_Records for the exercise:_
☆ ☆ ☆ ☆ ☆

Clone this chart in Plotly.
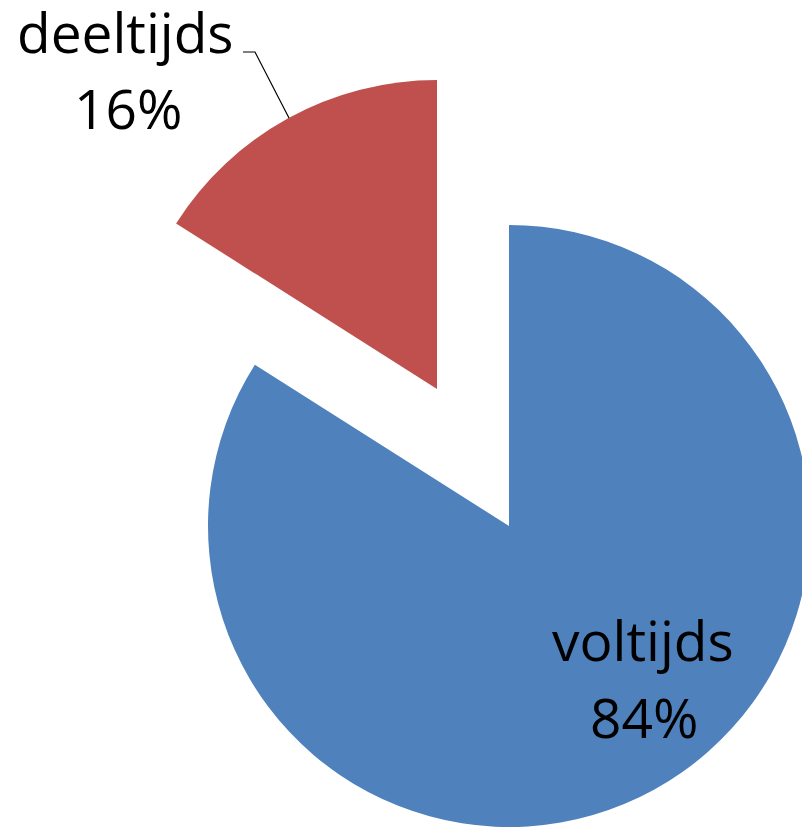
import plotly.graph_objects as go

labels = ["voltijds", "deeltijds"]
values = [84, 16]
colors = ["#4F81BD", "#C0504D"]
percents = [round(100 * v / sum(values)) for v in values]

# figure size chosen so that, with the page's 8px body margin, it fills the window exactly
W, H = 802, 827
transparent = "rgba(0,0,0,0)"

fig = go.Figure()

# Main (blue) slice
fig.add_trace(go.Pie(
    labels=labels, values=values, sort=False, direction="clockwise", rotation=0,
    marker=dict(colors=[colors[0], transparent], line=dict(width=0)),
    textinfo="none", hoverinfo="label+percent", showlegend=False,
    domain=dict(x=[200 / W, 1.0], y=[1 - 819 / H, 1 - 217 / H]),
))

# Exploded (red) slice
fig.add_trace(go.Pie(
    labels=labels, values=values, sort=False, direction="clockwise", rotation=0,
    marker=dict(colors=[transparent, colors[1]], line=dict(width=0)),
    textinfo="none", hoverinfo="label+percent", showlegend=False,
    domain=dict(x=[120 / W, 738 / W], y=[1 - 690 / H, 1 - 72 / H]),
))

font = dict(family="Open Sans, Carlito, Calibri, sans-serif", size=55, color="black")


def add_text(txt, x, y):
    fig.add_annotation(
        text=txt, xref="paper", yref="paper", x=x / W, y=1 - y / H,
        xanchor="center", yanchor="middle", showarrow=False, font=font,
    )


add_text(labels[1], 117.5, 24)
add_text(f"{percents[1]}%", 120, 99)
add_text(labels[0], 635, 631)
add_text(f"{percents[0]}%", 636, 708)


# leader line
def px(x, y):
    return f"{x / W},{1 - y / H}"


fig.add_shape(
    type="path", xref="paper", yref="paper",
    path=f"M {px(235, 44)} L {px(247, 44)} L {px(281, 110)}",
    line=dict(color="black", width=1.2),
)

fig.update_layout(
    width=W, height=H, margin=dict(l=0, r=0, t=0, b=0),
    paper_bgcolor="white", plot_bgcolor="white",
)

fig.write_html("out.html")
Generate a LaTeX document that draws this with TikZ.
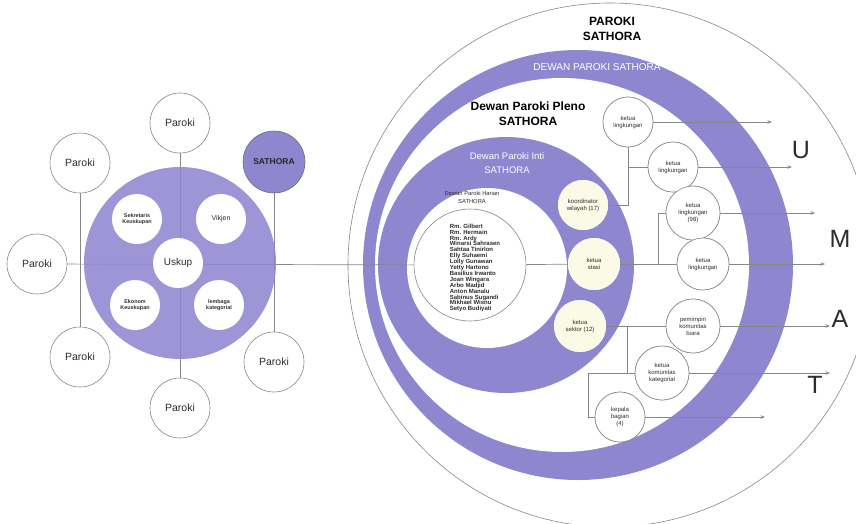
\documentclass[tikz,border=0pt]{standalone}
\usepackage{fontspec}
\setmainfont{Liberation Sans}
\usetikzlibrary{arrows.meta}
\definecolor{pur}{RGB}{143,134,208}
\definecolor{lin}{RGB}{135,135,135}
\definecolor{cre}{RGB}{250,250,230}
\definecolor{txt}{RGB}{45,45,45}
\begin{document}
\begin{tikzpicture}[x=1pt,y=-1pt,
  circ/.style={circle, draw=lin, line width=0.6pt, fill=white, inner sep=0pt, minimum size=#1, align=center, text=txt},
  circ/.default=50,
  par/.style={circ=60, font=\fontsize{10.5}{12}\selectfont},
  inw/.style={circle, fill=white, inner sep=0pt, minimum size=50, align=center, text=txt, font=\fontsize{5.4}{6.2}\selectfont\bfseries},
  sm/.style={circ=#1, font=\fontsize{6}{7}\selectfont},
  sm/.default=50,
  yel/.style={circle, fill=cre, inner sep=0pt, minimum size=#1, align=center, text=txt, font=\fontsize{6}{7}\selectfont},
  yel/.default=50,
  ring/.style={circle, inner sep=0pt, minimum size=#1},
  conn/.style={draw=lin, line width=0.7pt},
  arr/.style={conn, -{Stealth[length=4.5pt,width=3.5pt]}},
  big/.style={font=\fontsize{25}{28}\selectfont, text=txt}
]
\useasboundingbox (0,0) rectangle (856,523);
\clip (0,0) rectangle (856,523);

% ---------- right rings ----------
\node[ring=524, draw=lin, line width=0.6pt, fill=white] (paroki) at (610,265) {};
\node[ring=430, fill=pur] (dewan) at (578,265) {};
\node[ring=374, fill=white] (pleno) at (562,265) {};
\node[ring=256, fill=pur] (inti) at (506,265) {};
\node[ring=160, fill=white] (harian) at (487,268) {};
\node[ring=112, draw=lin, line width=0.6pt, fill=white] (names) at (470,265) {};

\node[font=\fontsize{12}{15}\selectfont\bfseries, align=center, text=black] (lparoki) at (612,29) {PAROKI\\SATHORA};
\node[font=\fontsize{10}{12}\selectfont, text=white] (ldewan) at (597,67) {DEWAN PAROKI SATHORA};
\node[font=\fontsize{12}{15}\selectfont\bfseries, align=center, text=black] (lpleno) at (528,114) {Dewan Paroki Pleno\\SATHORA};
\node[font=\fontsize{9.5}{14}\selectfont, align=center, text=white] (linti) at (507,163) {Dewan Paroki Inti\\SATHORA};
\node[font=\fontsize{5.8}{8}\selectfont, align=center, text=txt] (lharian) at (472,197) {Dewan Paroki Harian\\SATHORA};
\node[font=\fontsize{6}{5.9}\selectfont\bfseries, align=left, text=txt] (namelist) at (475,268) {Rm. Gilbert\\Rm. Hermain\\Rm. Ardy\\Winarsi Sahrasen\\Sahtaa Tinirlon\\Elly Suhaemi\\Lolly Gunawan\\Yetty Hartono\\Basilius Irwanto\\Joan Wingara\\Arbo Madjid\\Anton Manalu\\Sabinus Sugandi\\Mikhael Wisnu\\Setyo Budiyati};

% ---------- coordinates ----------
\coordinate (e1) at (772,122);
\coordinate (e2) at (792,167);
\coordinate (e3) at (815,213);
\coordinate (e4) at (825,264);
\coordinate (e5) at (830,326);
\coordinate (e6) at (830,373);
\coordinate (e7) at (765,417);
\coordinate (j1) at (628,205);
\coordinate (j2) at (628,167);
\coordinate (j3) at (658,264);
\coordinate (j4) at (658,213);
\coordinate (j5) at (627,326);
\coordinate (j6) at (627,373);
\coordinate (j7) at (588,373);
\coordinate (j8) at (588,417);

% ---------- right nodes ----------
\node[yel=50] (koor) at (583,205) {koordinator\\wilayah (17)};
\node[yel=52] (stasi) at (594,264) {ketua\\stasi};
\node[yel=52] (sektor) at (580,326) {ketua\\sektor (12)};
\node[sm=50] (L1) at (628,122) {ketua\\lingkungan};
\node[sm=50] (L2) at (673,167) {ketua\\lingkungan};
\node[sm=54] (L3) at (693,213) {ketua\\lingkungan\\(98)};
\node[sm=52] (L4) at (703,264) {ketua\\lingkungan};
\node[sm=54] (P) at (693,326) {pemimpin\\komunitas\\biara};
\node[sm=54] (K) at (662,373) {ketua\\komunitas\\kategorial};
\node[sm=50] (B) at (620,417) {kepala\\bagian\\(4)};

% ---------- left nodes ----------
\node[par] (pTop) at (180,123) {Paroki};
\node[par] (pUL) at (80,163) {Paroki};
\node[par] (pL) at (37,264) {Paroki};
\node[par] (pBL) at (80,357) {Paroki};
\node[par] (pB) at (180,408) {Paroki};
\node[par] (pBR) at (274,362) {Paroki};
\node[circ=62, fill=pur, draw=lin!80!black, font=\fontsize{8.5}{10}\selectfont\bfseries, text=black!85] (sath) at (274,162) {SATHORA};

% ---------- connectors ----------
\draw[conn] (pTop) -- (pB);
\draw[conn] (pUL) -- (pBL);
\draw[conn] (sath) -- (pBR);
\draw[conn] (pL) -- (names);
\draw[conn] (names) -- (stasi);
\draw[conn] (stasi) -- (L4);
\draw[conn] (j3) -- (j4) -- (L3);
\draw[conn] (koor) -- (j1) -- (L1);
\draw[conn] (j2) -- (L2);
\draw[conn] (sektor) -- (P);
\draw[conn] (j5) -- (j6);
\draw[conn] (j7) -- (K);
\draw[conn] (j7) -- (j8) -- (B);
\draw[arr] (L1) -- (e1);
\draw[arr] (L2) -- (e2);
\draw[arr] (L3) -- (e3);
\draw[arr] (L4) -- (e4);
\draw[arr] (P) -- (e5);
\draw[arr] (K) -- (e6);
\draw[arr] (B) -- (e7);

% redraw nodes on top of lines
\node[yel=50] at (koor) {koordinator\\wilayah (17)};
\node[yel=52] at (stasi) {ketua\\stasi};
\node[yel=52] at (sektor) {ketua\\sektor (12)};
\node[sm=50] at (L1) {ketua\\lingkungan};
\node[sm=50] at (L2) {ketua\\lingkungan};
\node[sm=54] at (L3) {ketua\\lingkungan\\(98)};
\node[sm=52] at (L4) {ketua\\lingkungan};
\node[sm=54] at (P) {pemimpin\\komunitas\\biara};
\node[sm=54] at (K) {ketua\\komunitas\\kategorial};
\node[sm=50] at (B) {kepala\\bagian\\(4)};

% ---------- left cluster ----------
\node[ring=192, fill=pur, fill opacity=0.88] (dioc) at (180,263) {};
\node[inw] (sekr) at (137,219) {Sekretaris\\Keuskupan};
\node[inw, font=\fontsize{7}{8}\selectfont] (vikjen) at (221,219) {Vikjen};
\node[inw, font=\fontsize{10}{12}\selectfont] (uskup) at (178,263) {Uskup};
\node[inw] (ekon) at (135,305) {Ekonom\\Keuskupan};
\node[inw] (lemb) at (219,305) {lembaga\\kategorial};

% ---------- letters ----------
\node[big] (U) at (801,150) {U};
\node[big] (M) at (840,239) {M};
\node[big] (A) at (840,319) {A};
\node[big] (T) at (815,385) {T};
\end{tikzpicture}
\end{document}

☆ ☆ ☆ ☆ ☆

_Stated exercise:_ Start at the line that contains "Generate a LaTeX", stop at the line that contains "width=0.6pt, fill=white] (names)", and reproduce each line in that stretch exactly. Pictures are excluded.

_The reply:_
Generate a LaTeX document that draws this with TikZ.
\documentclass[tikz,border=0pt]{standalone}
\usepackage{fontspec}
\setmainfont{Liberation Sans}
\usetikzlibrary{arrows.meta}
\definecolor{pur}{RGB}{143,134,208}
\definecolor{lin}{RGB}{135,135,135}
\definecolor{cre}{RGB}{250,250,230}
\definecolor{txt}{RGB}{45,45,45}
\begin{document}
\begin{tikzpicture}[x=1pt,y=-1pt,
  circ/.style={circle, draw=lin, line width=0.6pt, fill=white, inner sep=0pt, minimum size=#1, align=center, text=txt},
  circ/.default=50,
  par/.style={circ=60, font=\fontsize{10.5}{12}\selectfont},
  inw/.style={circle, fill=white, inner sep=0pt, minimum size=50, align=center, text=txt, font=\fontsize{5.4}{6.2}\selectfont\bfseries},
  sm/.style={circ=#1, font=\fontsize{6}{7}\selectfont},
  sm/.default=50,
  yel/.style={circle, fill=cre, inner sep=0pt, minimum size=#1, align=center, text=txt, font=\fontsize{6}{7}\selectfont},
  yel/.default=50,
  ring/.style={circle, inner sep=0pt, minimum size=#1},
  conn/.style={draw=lin, line width=0.7pt},
  arr/.style={conn, -{Stealth[length=4.5pt,width=3.5pt]}},
  big/.style={font=\fontsize{25}{28}\selectfont, text=txt}
]
\useasboundingbox (0,0) rectangle (856,523);
\clip (0,0) rectangle (856,523);

% ---------- right rings ----------
\node[ring=524, draw=lin, line width=0.6pt, fill=white] (paroki) at (610,265) {};
\node[ring=430, fill=pur] (dewan) at (578,265) {};
\node[ring=374, fill=white] (pleno) at (562,265) {};
\node[ring=256, fill=pur] (inti) at (506,265) {};
\node[ring=160, fill=white] (harian) at (487,268) {};
\node[ring=112, draw=lin, line width=0.6pt, fill=white] (names) at (470,265) {};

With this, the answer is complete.